- _Data_
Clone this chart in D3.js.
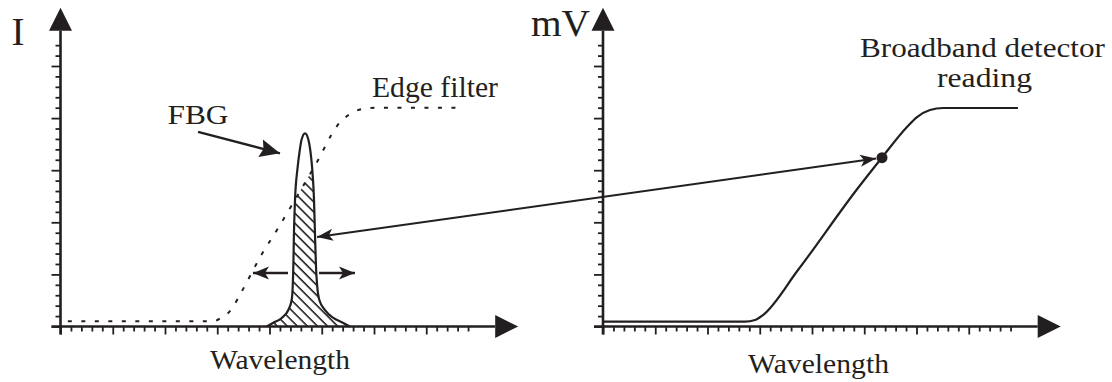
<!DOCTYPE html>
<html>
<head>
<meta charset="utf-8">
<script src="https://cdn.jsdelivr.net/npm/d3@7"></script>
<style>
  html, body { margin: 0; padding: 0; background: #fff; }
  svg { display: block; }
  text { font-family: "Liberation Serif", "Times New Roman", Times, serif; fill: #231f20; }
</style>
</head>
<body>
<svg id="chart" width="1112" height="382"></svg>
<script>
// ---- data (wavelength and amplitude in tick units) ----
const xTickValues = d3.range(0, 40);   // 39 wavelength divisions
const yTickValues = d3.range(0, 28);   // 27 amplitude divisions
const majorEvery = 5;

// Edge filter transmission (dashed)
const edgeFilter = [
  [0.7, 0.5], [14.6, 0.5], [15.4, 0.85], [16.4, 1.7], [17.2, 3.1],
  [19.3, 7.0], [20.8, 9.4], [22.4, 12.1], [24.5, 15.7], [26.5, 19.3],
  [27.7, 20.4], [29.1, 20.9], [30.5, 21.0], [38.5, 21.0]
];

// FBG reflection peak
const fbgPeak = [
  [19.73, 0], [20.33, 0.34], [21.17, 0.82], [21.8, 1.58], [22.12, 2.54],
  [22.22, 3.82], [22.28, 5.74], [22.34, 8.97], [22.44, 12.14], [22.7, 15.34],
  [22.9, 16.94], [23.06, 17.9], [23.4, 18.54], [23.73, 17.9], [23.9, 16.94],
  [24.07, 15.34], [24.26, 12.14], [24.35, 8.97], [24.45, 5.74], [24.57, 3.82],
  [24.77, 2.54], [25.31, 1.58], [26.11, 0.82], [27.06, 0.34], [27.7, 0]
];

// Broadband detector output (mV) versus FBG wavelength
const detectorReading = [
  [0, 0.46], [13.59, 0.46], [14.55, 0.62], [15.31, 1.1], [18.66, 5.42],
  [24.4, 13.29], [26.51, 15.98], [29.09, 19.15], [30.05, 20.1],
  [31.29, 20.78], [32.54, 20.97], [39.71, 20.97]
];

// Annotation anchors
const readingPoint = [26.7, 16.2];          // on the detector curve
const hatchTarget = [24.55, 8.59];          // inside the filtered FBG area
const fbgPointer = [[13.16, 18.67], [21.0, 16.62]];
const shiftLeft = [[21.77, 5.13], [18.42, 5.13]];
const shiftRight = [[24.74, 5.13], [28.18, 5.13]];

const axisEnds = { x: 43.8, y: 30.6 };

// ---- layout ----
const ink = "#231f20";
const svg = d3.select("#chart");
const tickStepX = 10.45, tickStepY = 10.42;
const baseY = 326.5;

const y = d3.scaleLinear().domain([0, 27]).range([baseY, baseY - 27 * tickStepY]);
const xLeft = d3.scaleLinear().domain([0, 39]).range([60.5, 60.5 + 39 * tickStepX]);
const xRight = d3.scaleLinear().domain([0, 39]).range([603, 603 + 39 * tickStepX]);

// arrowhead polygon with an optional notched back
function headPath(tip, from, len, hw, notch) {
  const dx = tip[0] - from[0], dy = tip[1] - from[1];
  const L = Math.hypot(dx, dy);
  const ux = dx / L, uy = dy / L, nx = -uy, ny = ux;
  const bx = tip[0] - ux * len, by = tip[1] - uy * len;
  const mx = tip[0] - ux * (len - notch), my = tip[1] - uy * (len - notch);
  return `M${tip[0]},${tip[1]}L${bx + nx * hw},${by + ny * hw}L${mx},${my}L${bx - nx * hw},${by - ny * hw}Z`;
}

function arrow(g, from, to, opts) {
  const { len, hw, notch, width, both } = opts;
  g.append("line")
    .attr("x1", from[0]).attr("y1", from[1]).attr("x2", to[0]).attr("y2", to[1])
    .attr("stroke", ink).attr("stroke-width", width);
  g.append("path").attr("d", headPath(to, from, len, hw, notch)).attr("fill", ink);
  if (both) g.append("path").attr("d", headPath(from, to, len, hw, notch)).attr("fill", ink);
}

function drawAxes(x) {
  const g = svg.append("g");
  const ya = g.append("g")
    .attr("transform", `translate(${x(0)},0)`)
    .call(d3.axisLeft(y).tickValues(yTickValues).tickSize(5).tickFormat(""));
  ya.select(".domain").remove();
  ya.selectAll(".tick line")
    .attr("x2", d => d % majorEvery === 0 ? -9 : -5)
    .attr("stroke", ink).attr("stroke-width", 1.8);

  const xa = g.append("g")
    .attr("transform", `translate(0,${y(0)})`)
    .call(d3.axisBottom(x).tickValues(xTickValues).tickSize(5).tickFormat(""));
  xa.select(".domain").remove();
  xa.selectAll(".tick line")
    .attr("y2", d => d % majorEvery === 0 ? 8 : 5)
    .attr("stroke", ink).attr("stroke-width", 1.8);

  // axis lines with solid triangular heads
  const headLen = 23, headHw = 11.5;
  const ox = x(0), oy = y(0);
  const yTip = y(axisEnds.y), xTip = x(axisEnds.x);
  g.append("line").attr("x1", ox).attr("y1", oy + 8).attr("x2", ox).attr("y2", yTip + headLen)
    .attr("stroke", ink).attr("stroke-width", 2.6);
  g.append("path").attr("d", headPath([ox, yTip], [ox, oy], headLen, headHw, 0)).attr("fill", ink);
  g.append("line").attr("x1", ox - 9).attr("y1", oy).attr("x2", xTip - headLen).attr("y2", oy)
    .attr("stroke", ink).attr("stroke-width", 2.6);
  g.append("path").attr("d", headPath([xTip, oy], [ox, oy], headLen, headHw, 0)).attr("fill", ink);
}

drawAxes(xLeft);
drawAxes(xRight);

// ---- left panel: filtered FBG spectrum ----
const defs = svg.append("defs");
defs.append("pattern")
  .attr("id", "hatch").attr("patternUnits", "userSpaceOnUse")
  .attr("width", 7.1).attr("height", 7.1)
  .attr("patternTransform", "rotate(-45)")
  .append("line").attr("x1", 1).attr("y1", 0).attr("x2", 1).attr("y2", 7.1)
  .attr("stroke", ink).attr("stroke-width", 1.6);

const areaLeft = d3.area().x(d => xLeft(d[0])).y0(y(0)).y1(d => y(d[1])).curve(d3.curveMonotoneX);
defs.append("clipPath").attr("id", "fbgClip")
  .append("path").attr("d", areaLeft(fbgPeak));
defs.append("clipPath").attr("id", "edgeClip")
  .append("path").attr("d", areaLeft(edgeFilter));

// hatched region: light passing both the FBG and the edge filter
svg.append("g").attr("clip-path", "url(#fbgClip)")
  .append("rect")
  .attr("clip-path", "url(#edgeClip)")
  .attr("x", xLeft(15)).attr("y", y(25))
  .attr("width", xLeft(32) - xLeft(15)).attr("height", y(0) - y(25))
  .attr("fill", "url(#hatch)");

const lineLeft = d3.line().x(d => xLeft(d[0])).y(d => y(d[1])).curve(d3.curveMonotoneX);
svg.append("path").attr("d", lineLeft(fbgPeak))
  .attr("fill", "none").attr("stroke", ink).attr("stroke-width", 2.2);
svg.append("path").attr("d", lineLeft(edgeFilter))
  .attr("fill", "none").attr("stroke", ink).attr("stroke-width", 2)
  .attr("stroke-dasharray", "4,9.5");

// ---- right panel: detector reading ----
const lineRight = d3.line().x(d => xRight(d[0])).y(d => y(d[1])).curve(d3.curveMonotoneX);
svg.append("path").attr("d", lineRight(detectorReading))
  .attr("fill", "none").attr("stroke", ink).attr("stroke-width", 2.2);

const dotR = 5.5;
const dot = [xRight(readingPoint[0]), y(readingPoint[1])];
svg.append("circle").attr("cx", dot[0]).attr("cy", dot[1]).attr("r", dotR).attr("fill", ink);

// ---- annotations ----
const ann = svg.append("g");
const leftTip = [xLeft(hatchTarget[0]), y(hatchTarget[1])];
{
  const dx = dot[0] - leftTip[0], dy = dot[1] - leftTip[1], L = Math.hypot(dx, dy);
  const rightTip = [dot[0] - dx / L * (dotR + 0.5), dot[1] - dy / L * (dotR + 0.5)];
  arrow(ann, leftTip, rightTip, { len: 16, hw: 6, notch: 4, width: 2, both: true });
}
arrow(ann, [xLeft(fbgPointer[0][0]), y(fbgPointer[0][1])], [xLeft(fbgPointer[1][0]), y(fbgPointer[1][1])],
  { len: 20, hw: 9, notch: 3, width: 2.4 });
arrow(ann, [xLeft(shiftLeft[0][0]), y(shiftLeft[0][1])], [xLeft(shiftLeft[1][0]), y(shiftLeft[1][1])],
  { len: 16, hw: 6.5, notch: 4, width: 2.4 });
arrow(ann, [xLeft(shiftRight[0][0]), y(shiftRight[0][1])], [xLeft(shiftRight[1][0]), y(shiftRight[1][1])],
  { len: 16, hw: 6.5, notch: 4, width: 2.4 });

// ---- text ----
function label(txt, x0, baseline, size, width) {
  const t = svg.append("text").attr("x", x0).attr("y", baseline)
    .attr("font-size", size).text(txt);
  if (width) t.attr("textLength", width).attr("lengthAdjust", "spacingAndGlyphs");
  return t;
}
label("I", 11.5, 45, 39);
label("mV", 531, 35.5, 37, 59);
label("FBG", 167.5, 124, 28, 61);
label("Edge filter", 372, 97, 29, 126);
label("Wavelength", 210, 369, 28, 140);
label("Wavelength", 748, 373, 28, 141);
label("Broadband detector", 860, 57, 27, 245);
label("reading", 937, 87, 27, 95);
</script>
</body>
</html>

- _What the exercise asks_
Extract every line containing the string "chart" from the data above.

- _Complete answer_
Clone this chart in D3.js.
<svg id="chart" width="1112" height="382"></svg>
const svg = d3.select("#chart");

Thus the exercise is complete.